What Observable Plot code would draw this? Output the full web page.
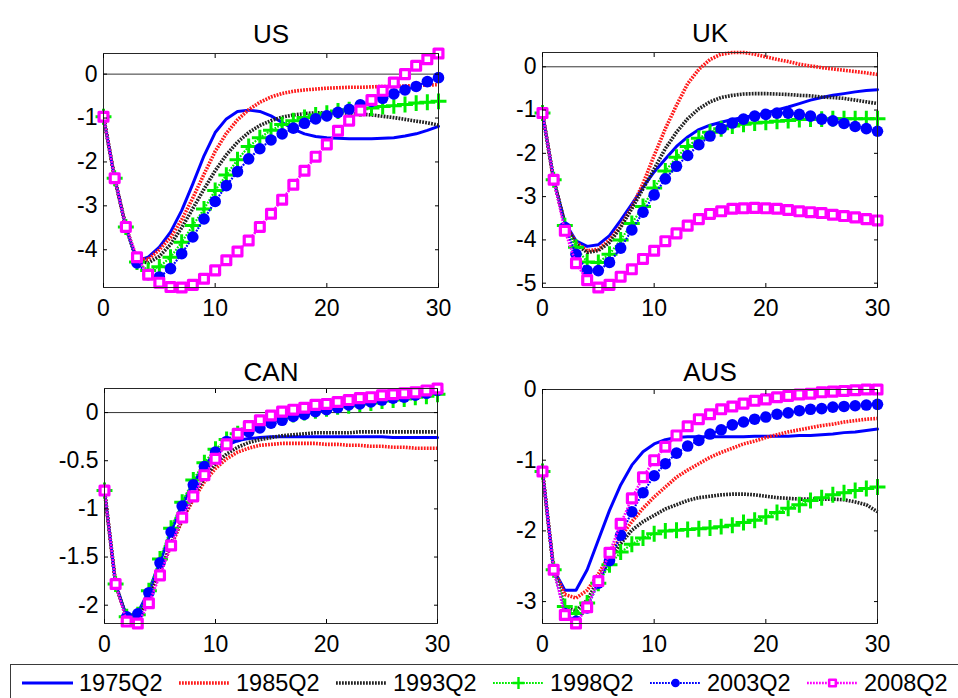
<!DOCTYPE html>
<html>
<head>
<meta charset="utf-8">
<script src="https://cdn.jsdelivr.net/npm/d3@7"></script>
<script src="https://cdn.jsdelivr.net/npm/@observablehq/plot@0.6"></script>
<style>
  html, body { margin: 0; padding: 0; background: #fff; }
  #page { position: relative; width: 958px; height: 698px; overflow: hidden;
          font-family: "Liberation Sans", Arial, sans-serif; background: #fff; }
  #page svg.panel { position: absolute; background: transparent; }
  #legend { position: absolute; left: 10px; top: 664px; width: 1000px; height: 50px;
            border: 1px solid #3a3a3a; box-sizing: border-box; background: #fff;
            display: flex; padding-left: 10px; }
  .item { width: 157px; flex: none; display: flex; align-items: center; height: 36px;
          font-size: 23.5px; color: #000; }
  .item svg { margin-right: 5px; flex: none; }
</style>
</head>
<body>
<div id="page"></div>
<script>
// Impulse-response horizons (quarters)
const horizon = [0,1,2,3,4,5,6,7,8,9,10,11,12,13,14,15,16,17,18,19,20,21,22,23,24,25,26,27,28,29,30];
const vintages = ["1975Q2", "1985Q2", "1993Q2", "1998Q2", "2003Q2", "2008Q2"];
const xTicks = [0, 10, 20, 30];

// US responses by vintage
const us1975 = [-0.97,-2.37,-3.48,-4.25,-4.17,-3.94,-3.6,-3.11,-2.5,-1.86,-1.33,-1.02,-0.85,-0.82,-0.85,-0.95,-1.1,-1.25,-1.36,-1.42,-1.45,-1.46,-1.47,-1.47,-1.47,-1.46,-1.45,-1.41,-1.36,-1.28,-1.19];
const us1985 = [-0.97,-2.37,-3.48,-4.22,-4.22,-4.0,-3.72,-3.32,-2.82,-2.28,-1.76,-1.35,-1.04,-0.81,-0.64,-0.52,-0.44,-0.39,-0.36,-0.34,-0.32,-0.31,-0.3,-0.3,-0.29,-0.28,-0.28,-0.27,-0.26,-0.25,-0.24];
const us1993 = [-0.97,-2.37,-3.48,-4.25,-4.3,-4.15,-3.88,-3.5,-3.06,-2.62,-2.2,-1.84,-1.55,-1.33,-1.17,-1.06,-0.98,-0.93,-0.9,-0.88,-0.88,-0.88,-0.89,-0.91,-0.93,-0.96,-0.99,-1.03,-1.07,-1.11,-1.16];
const us1998 = [-0.97,-2.37,-3.48,-4.28,-4.47,-4.39,-4.17,-3.83,-3.45,-3.07,-2.65,-2.3,-1.95,-1.65,-1.45,-1.28,-1.15,-1.06,-0.99,-0.93,-0.89,-0.84,-0.81,-0.79,-0.77,-0.74,-0.72,-0.69,-0.66,-0.64,-0.62];
const us2003 = [-0.97,-2.37,-3.48,-4.3,-4.57,-4.62,-4.43,-4.09,-3.71,-3.3,-2.9,-2.54,-2.22,-1.93,-1.7,-1.5,-1.36,-1.23,-1.12,-1.02,-0.95,-0.87,-0.8,-0.7,-0.62,-0.55,-0.45,-0.36,-0.28,-0.17,-0.08];
const us2008 = [-0.97,-2.37,-3.48,-4.17,-4.57,-4.75,-4.85,-4.86,-4.8,-4.66,-4.47,-4.24,-4.04,-3.79,-3.48,-3.18,-2.86,-2.52,-2.2,-1.88,-1.6,-1.29,-1.06,-0.83,-0.59,-0.38,-0.19,0.0,0.19,0.34,0.47];

// UK responses by vintage
const uk1975 = [-1.07,-2.61,-3.59,-4.02,-4.15,-4.11,-3.9,-3.55,-3.17,-2.78,-2.43,-2.13,-1.84,-1.62,-1.45,-1.35,-1.28,-1.22,-1.17,-1.12,-1.07,-1.0,-0.93,-0.85,-0.77,-0.71,-0.66,-0.62,-0.58,-0.55,-0.53];
const uk1985 = [-1.07,-2.61,-3.63,-4.06,-4.25,-4.22,-4.0,-3.68,-3.25,-2.7,-2.05,-1.43,-0.89,-0.39,-0.06,0.17,0.29,0.33,0.33,0.29,0.23,0.17,0.12,0.06,0.02,-0.02,-0.05,-0.08,-0.11,-0.14,-0.18];
const uk1993 = [-1.07,-2.61,-3.63,-4.1,-4.29,-4.25,-4.06,-3.71,-3.28,-2.82,-2.36,-1.89,-1.51,-1.2,-0.97,-0.81,-0.71,-0.66,-0.63,-0.62,-0.62,-0.63,-0.64,-0.66,-0.67,-0.7,-0.71,-0.73,-0.77,-0.81,-0.85];
const uk1998 = [-1.07,-2.61,-3.67,-4.17,-4.51,-4.52,-4.33,-4.0,-3.62,-3.23,-2.8,-2.41,-2.09,-1.84,-1.65,-1.51,-1.43,-1.37,-1.33,-1.3,-1.28,-1.26,-1.24,-1.22,-1.21,-1.21,-1.2,-1.2,-1.2,-1.2,-1.2];
const uk2003 = [-1.07,-2.61,-3.71,-4.33,-4.71,-4.71,-4.52,-4.19,-3.77,-3.36,-2.96,-2.59,-2.3,-2.05,-1.8,-1.6,-1.43,-1.3,-1.21,-1.14,-1.1,-1.07,-1.07,-1.1,-1.14,-1.21,-1.25,-1.31,-1.38,-1.43,-1.49];
const uk2008 = [-1.07,-2.61,-3.79,-4.54,-4.93,-5.1,-5.04,-4.85,-4.68,-4.44,-4.25,-4.03,-3.85,-3.67,-3.52,-3.4,-3.34,-3.28,-3.27,-3.26,-3.27,-3.28,-3.31,-3.34,-3.36,-3.38,-3.42,-3.45,-3.48,-3.52,-3.55];

// Canada responses by vintage
const can1975 = [-0.81,-1.78,-2.12,-2.08,-1.85,-1.55,-1.23,-0.95,-0.73,-0.55,-0.42,-0.34,-0.29,-0.27,-0.26,-0.25,-0.25,-0.25,-0.25,-0.25,-0.25,-0.25,-0.25,-0.25,-0.25,-0.25,-0.26,-0.26,-0.26,-0.26,-0.26];
const can1985 = [-0.81,-1.78,-2.14,-2.12,-1.92,-1.66,-1.38,-1.12,-0.9,-0.72,-0.58,-0.48,-0.41,-0.37,-0.34,-0.33,-0.32,-0.32,-0.32,-0.32,-0.33,-0.33,-0.34,-0.34,-0.35,-0.35,-0.36,-0.36,-0.37,-0.37,-0.37];
const can1993 = [-0.81,-1.78,-2.14,-2.12,-1.92,-1.66,-1.36,-1.1,-0.87,-0.68,-0.53,-0.43,-0.36,-0.31,-0.28,-0.26,-0.24,-0.23,-0.22,-0.21,-0.21,-0.21,-0.21,-0.2,-0.2,-0.2,-0.2,-0.2,-0.2,-0.2,-0.2];
const can1998 = [-0.81,-1.78,-2.12,-2.1,-1.85,-1.52,-1.2,-0.93,-0.7,-0.52,-0.38,-0.28,-0.22,-0.17,-0.12,-0.08,-0.05,-0.02,0.0,0.02,0.04,0.06,0.07,0.09,0.1,0.12,0.13,0.14,0.16,0.17,0.19];
const can2003 = [-0.81,-1.78,-2.12,-2.09,-1.87,-1.56,-1.24,-0.97,-0.75,-0.56,-0.41,-0.3,-0.25,-0.2,-0.16,-0.11,-0.08,-0.04,-0.02,0.01,0.03,0.05,0.08,0.09,0.11,0.13,0.15,0.16,0.18,0.2,0.23];
const can2008 = [-0.81,-1.78,-2.17,-2.19,-1.98,-1.69,-1.38,-1.09,-0.87,-0.65,-0.48,-0.33,-0.22,-0.14,-0.08,-0.03,0.01,0.03,0.05,0.08,0.09,0.11,0.13,0.15,0.16,0.18,0.19,0.2,0.21,0.23,0.25];

// Australia responses by vintage
const aus1975 = [-1.16,-2.55,-2.84,-2.84,-2.55,-2.13,-1.71,-1.35,-1.07,-0.88,-0.77,-0.71,-0.68,-0.67,-0.67,-0.67,-0.67,-0.67,-0.67,-0.66,-0.66,-0.66,-0.66,-0.65,-0.65,-0.64,-0.63,-0.61,-0.6,-0.58,-0.56];
const aus1985 = [-1.16,-2.55,-2.9,-2.95,-2.84,-2.61,-2.34,-2.08,-1.87,-1.68,-1.52,-1.38,-1.24,-1.14,-1.05,-0.96,-0.89,-0.83,-0.77,-0.73,-0.68,-0.64,-0.6,-0.57,-0.54,-0.51,-0.49,-0.46,-0.44,-0.42,-0.41];
const aus1993 = [-1.16,-2.55,-3.08,-3.13,-2.98,-2.69,-2.41,-2.18,-1.99,-1.87,-1.78,-1.69,-1.63,-1.57,-1.53,-1.51,-1.49,-1.48,-1.48,-1.49,-1.51,-1.53,-1.54,-1.55,-1.55,-1.55,-1.55,-1.56,-1.59,-1.63,-1.73];
const aus1998 = [-1.16,-2.55,-3.07,-3.17,-3.02,-2.74,-2.48,-2.3,-2.19,-2.1,-2.04,-2.0,-1.99,-1.98,-1.97,-1.96,-1.94,-1.92,-1.88,-1.85,-1.8,-1.74,-1.68,-1.63,-1.57,-1.53,-1.49,-1.46,-1.43,-1.4,-1.38];
const aus2003 = [-1.16,-2.55,-3.17,-3.28,-3.09,-2.74,-2.42,-2.06,-1.73,-1.46,-1.22,-1.05,-0.9,-0.8,-0.72,-0.63,-0.57,-0.5,-0.46,-0.42,-0.39,-0.35,-0.33,-0.3,-0.28,-0.27,-0.25,-0.24,-0.23,-0.22,-0.21];
const aus2008 = [-1.16,-2.55,-3.19,-3.31,-3.08,-2.71,-2.31,-1.9,-1.54,-1.24,-1.0,-0.81,-0.65,-0.52,-0.42,-0.35,-0.28,-0.24,-0.2,-0.16,-0.14,-0.11,-0.09,-0.07,-0.06,-0.04,-0.03,-0.02,-0.01,0.0,0.0];

// y-axis tick labels per panel
const usTicks = [0, -1, -2, -3, -4];
const ukTicks = [0, -1, -2, -3, -4, -5];
const canTicks = [0, -0.5, -1, -1.5, -2];
const ausTicks = [0, -1, -2, -3];

// Line and marker styling for each vintage
const styles = {
  "1975Q2": {stroke: "#0000ff", width: 3, dash: null},
  "1985Q2": {stroke: "#ff1a1a", width: 3.6, dash: "1.8,1.2"},
  "1993Q2": {stroke: "#222222", width: 3.6, dash: "1.8,1.2"},
  "1998Q2": {stroke: "#00ee00", width: 2.2, dash: "1.8,1.2", symbol: "plus", r: 5.2, fill: "none", mstroke: "#00ee00", mwidth: 3},
  "2003Q2": {stroke: "#0000ff", width: 2.2, dash: "1.8,1.2", symbol: "circle", r: 5.8, fill: "#0000ff", mstroke: "none", mwidth: 0},
  "2008Q2": {stroke: "#ff00ff", width: 2.6, dash: "1.8,1.2", symbol: "square", r: 5, fill: "#fff", mstroke: "#ff00ff", mwidth: 3.2}
};

// Panel frames on the page: [left, top, right, bottom]
const panels = [
  {name: "US",  series: [us1975, us1985, us1993, us1998, us2003, us2008], ticks: usTicks,  frame: [103, 53, 438, 287], titleDy: -29},
  {name: "UK",  series: [uk1975, uk1985, uk1993, uk1998, uk2003, uk2008], ticks: ukTicks,  frame: [542, 52, 877, 287], titleDy: -29},
  {name: "CAN", series: [can1975, can1985, can1993, can1998, can2003, can2008], ticks: canTicks, frame: [104, 388, 437, 623], titleDy: -26},
  {name: "AUS", series: [aus1975, aus1985, aus1993, aus1998, aus2003, aus2008], ticks: ausTicks, frame: [542, 389, 877, 623], titleDy: -27}
];

const page = document.getElementById("page");
const M = {l: 64, r: 24, t: 46, b: 40};
const blank = () => "";

for (const p of panels) {
  const rows = [];
  p.series.forEach((vals, j) => vals.forEach((v, i) => rows.push({h: horizon[i], v, vintage: vintages[j]})));
  const [x1, y1, x2, y2] = p.frame;

  const marks = [Plot.ruleY([0], {stroke: "#000", strokeWidth: 0.8})];
  for (const vin of vintages) {
    const s = styles[vin];
    const data = rows.filter(d => d.vintage === vin);
    // butt caps keep the short dashes apart so dotted styles read as dotted
    marks.push(Plot.line(data, {x: "h", y: "v", stroke: s.stroke, strokeWidth: s.width,
                                strokeDasharray: s.dash, strokeLinecap: s.dash ? "butt" : "round"}));
    if (s.symbol) {
      marks.push(Plot.dot(data, {x: "h", y: "v", symbol: s.symbol, r: s.r, fill: s.fill, stroke: s.mstroke,
                                 strokeWidth: s.mwidth, strokeLinejoin: "round"}));
    }
  }
  marks.push(
    Plot.frame({stroke: "#262626", strokeWidth: 1}),
    Plot.axisX({ticks: xTicks, anchor: "bottom", tickSize: 0, tickPadding: 12, tickFormat: d => String(d), label: null}),
    Plot.axisX({ticks: xTicks, anchor: "bottom", tickSize: 4, dy: -4, tickFormat: blank, label: null}),
    Plot.axisX({ticks: xTicks, anchor: "top", tickSize: 4, dy: 4, tickFormat: blank, label: null}),
    Plot.axisY({ticks: p.ticks, anchor: "left", tickSize: 0, tickPadding: 6, tickFormat: d => String(d), label: null}),
    Plot.axisY({ticks: p.ticks, anchor: "left", tickSize: 4, dx: 4, tickFormat: blank, label: null}),
    Plot.axisY({ticks: p.ticks, anchor: "right", tickSize: 4, dx: -4, tickFormat: blank, label: null}),
    Plot.text([p.name], {frameAnchor: "top", dy: p.titleDy, fontSize: 26, fill: "#000"})
  );

  const svg = Plot.plot({
    width: (x2 - x1) + M.l + M.r,
    height: (y2 - y1) + M.t + M.b,
    marginLeft: M.l, marginRight: M.r, marginTop: M.t, marginBottom: M.b,
    x: {domain: [horizon[0], horizon[horizon.length - 1]], label: null},
    y: {domain: d3.extent(rows, d => d.v), label: null},
    style: {fontFamily: "'Liberation Sans', Arial, sans-serif", fontSize: "23px", color: "#000", background: "transparent"},
    marks
  });
  svg.classList.add("panel");
  svg.style.left = (x1 - M.l) + "px";
  svg.style.top = (y1 - M.t) + "px";
  page.appendChild(svg);
}

// Legend strip below the panels
const legend = d3.select(page).append("div").attr("id", "legend");
const symbolTypes = {plus: d3.symbolPlus, circle: d3.symbolCircle, square: d3.symbolSquare};
for (const vin of vintages) {
  const s = styles[vin];
  const item = legend.append("div").attr("class", "item");
  const sw = item.append("svg").attr("width", 53).attr("height", 20);
  sw.append("line").attr("x1", 1).attr("x2", 52).attr("y1", 10).attr("y2", 10)
    .attr("stroke", s.stroke).attr("stroke-width", s.width).attr("stroke-dasharray", s.dash);
  if (s.symbol) {
    const r = s.r * 0.75;
    sw.append("path").attr("transform", "translate(26.5,10)")
      .attr("d", d3.symbol(symbolTypes[s.symbol], Math.PI * r * r)())
      .attr("fill", s.fill).attr("stroke", s.mstroke).attr("stroke-width", s.mwidth * 0.8)
      .attr("stroke-linejoin", "round");
  }
  item.append("span").text(vin);
}
</script>
</body>
</html>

### Task details
Each line with the string "page" in it needs to be found and copied.

### Expected output
What Observable Plot code would draw this? Output the full web page.
  #page { position: relative; width: 958px; height: 698px; overflow: hidden;
  #page svg.panel { position: absolute; background: transparent; }
<div id="page"></div>
// Panel frames on the page: [left, top, right, bottom]
const page = document.getElementById("page");
  page.appendChild(svg);
const legend = d3.select(page).append("div").attr("id", "legend");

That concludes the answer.